Aim: Print the lines of the listing below verbatim from its first line through the line bearing "import pandas as pd". Any pictures are to be omitted.

Dataset extract:
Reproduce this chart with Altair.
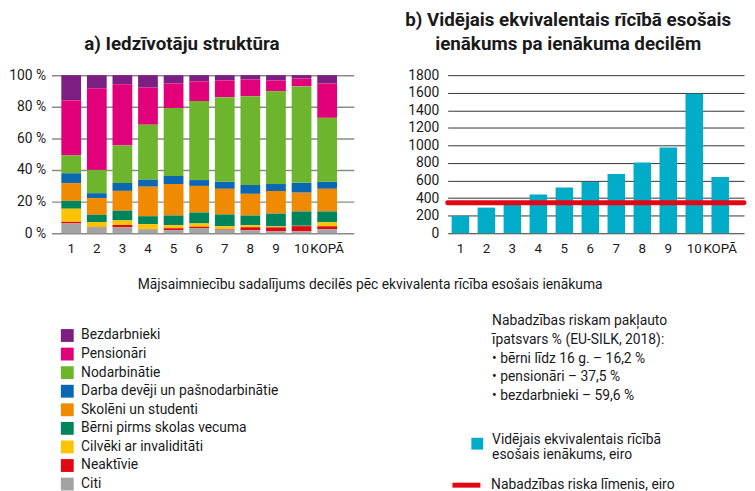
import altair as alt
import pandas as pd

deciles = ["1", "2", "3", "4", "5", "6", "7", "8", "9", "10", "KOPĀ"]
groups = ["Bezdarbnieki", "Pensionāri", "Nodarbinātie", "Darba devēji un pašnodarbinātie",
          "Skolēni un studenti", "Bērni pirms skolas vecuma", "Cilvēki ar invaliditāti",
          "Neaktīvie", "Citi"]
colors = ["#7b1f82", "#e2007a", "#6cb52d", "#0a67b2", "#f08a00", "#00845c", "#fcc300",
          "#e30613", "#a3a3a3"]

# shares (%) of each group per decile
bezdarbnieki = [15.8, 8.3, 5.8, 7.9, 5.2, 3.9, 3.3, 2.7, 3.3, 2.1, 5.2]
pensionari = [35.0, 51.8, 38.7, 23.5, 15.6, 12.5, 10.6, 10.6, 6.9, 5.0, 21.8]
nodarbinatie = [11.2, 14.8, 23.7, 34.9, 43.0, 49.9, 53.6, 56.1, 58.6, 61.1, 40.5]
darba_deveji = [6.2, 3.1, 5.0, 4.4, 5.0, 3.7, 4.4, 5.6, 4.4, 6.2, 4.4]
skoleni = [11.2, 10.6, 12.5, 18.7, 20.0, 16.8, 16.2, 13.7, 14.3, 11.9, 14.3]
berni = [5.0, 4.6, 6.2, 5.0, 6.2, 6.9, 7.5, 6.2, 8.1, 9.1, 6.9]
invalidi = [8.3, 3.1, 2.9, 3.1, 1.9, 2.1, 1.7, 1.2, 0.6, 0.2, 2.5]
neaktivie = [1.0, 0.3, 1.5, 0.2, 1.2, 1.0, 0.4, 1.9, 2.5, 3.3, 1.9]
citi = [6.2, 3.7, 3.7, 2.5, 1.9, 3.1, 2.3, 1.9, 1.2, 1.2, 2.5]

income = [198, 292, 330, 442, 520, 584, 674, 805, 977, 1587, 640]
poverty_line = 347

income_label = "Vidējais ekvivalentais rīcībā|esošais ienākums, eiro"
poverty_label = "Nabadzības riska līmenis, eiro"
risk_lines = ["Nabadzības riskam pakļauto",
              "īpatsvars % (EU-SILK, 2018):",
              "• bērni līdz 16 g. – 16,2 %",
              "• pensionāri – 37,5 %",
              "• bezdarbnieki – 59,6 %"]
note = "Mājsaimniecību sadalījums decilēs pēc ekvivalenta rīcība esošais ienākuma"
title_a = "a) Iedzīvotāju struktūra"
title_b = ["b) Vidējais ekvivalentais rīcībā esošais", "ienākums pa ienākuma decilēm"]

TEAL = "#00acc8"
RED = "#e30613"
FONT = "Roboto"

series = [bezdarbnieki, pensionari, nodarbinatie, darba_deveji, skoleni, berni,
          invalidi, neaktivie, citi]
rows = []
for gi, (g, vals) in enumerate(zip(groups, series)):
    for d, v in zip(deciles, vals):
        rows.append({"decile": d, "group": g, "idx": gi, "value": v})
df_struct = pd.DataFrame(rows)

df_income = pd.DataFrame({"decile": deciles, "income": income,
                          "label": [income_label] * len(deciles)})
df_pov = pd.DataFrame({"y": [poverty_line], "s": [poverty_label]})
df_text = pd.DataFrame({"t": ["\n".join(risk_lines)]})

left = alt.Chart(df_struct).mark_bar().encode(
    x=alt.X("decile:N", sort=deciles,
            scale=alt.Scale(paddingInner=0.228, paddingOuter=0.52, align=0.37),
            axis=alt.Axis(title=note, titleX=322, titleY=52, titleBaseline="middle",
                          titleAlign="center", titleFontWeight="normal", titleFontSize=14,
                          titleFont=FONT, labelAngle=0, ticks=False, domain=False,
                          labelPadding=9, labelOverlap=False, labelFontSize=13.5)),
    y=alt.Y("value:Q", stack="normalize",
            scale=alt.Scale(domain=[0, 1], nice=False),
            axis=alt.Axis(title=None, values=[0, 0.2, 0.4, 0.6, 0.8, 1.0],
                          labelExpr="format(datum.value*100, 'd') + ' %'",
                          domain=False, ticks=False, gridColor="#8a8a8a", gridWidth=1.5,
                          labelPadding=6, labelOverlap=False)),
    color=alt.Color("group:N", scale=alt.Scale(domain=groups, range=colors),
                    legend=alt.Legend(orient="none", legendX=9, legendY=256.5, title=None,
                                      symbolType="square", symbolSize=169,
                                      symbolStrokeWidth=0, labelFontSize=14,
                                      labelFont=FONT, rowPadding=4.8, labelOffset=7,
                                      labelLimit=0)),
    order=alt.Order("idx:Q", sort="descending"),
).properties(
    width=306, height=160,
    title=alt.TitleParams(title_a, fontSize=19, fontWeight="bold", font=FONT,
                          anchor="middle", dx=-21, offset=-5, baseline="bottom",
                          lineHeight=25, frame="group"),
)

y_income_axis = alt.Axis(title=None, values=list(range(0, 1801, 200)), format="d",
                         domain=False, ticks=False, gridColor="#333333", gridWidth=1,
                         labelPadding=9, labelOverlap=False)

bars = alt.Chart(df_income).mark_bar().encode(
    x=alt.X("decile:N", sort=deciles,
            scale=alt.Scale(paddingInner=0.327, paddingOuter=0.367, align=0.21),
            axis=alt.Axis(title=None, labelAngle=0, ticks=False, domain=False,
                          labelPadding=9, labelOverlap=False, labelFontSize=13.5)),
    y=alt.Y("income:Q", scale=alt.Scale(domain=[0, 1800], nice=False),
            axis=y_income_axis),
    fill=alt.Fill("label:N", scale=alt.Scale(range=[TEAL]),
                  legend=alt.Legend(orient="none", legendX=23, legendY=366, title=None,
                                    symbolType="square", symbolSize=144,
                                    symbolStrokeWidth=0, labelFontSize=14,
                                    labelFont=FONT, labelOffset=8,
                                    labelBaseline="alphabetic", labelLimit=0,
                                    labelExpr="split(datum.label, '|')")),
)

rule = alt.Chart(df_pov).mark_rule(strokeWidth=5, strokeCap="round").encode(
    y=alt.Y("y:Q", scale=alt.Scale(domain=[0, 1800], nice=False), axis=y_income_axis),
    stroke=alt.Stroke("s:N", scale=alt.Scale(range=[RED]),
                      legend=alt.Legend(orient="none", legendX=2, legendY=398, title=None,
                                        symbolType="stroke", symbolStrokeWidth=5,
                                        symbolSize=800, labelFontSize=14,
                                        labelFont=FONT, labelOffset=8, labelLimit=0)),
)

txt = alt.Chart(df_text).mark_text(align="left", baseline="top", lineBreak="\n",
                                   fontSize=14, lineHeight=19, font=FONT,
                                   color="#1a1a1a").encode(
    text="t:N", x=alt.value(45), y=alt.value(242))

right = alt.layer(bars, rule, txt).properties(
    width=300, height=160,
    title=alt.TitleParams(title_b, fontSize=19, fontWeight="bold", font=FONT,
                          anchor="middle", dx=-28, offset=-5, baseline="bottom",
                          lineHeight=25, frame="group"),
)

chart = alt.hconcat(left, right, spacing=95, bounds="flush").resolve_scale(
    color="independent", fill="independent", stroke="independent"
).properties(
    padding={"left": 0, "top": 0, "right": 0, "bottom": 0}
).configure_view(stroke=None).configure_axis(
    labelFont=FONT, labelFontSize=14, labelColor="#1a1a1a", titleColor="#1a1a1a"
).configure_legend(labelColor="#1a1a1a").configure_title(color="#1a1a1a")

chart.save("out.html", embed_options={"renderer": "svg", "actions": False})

Exercise solution:
Reproduce this chart with Altair.
import altair as alt
import pandas as pd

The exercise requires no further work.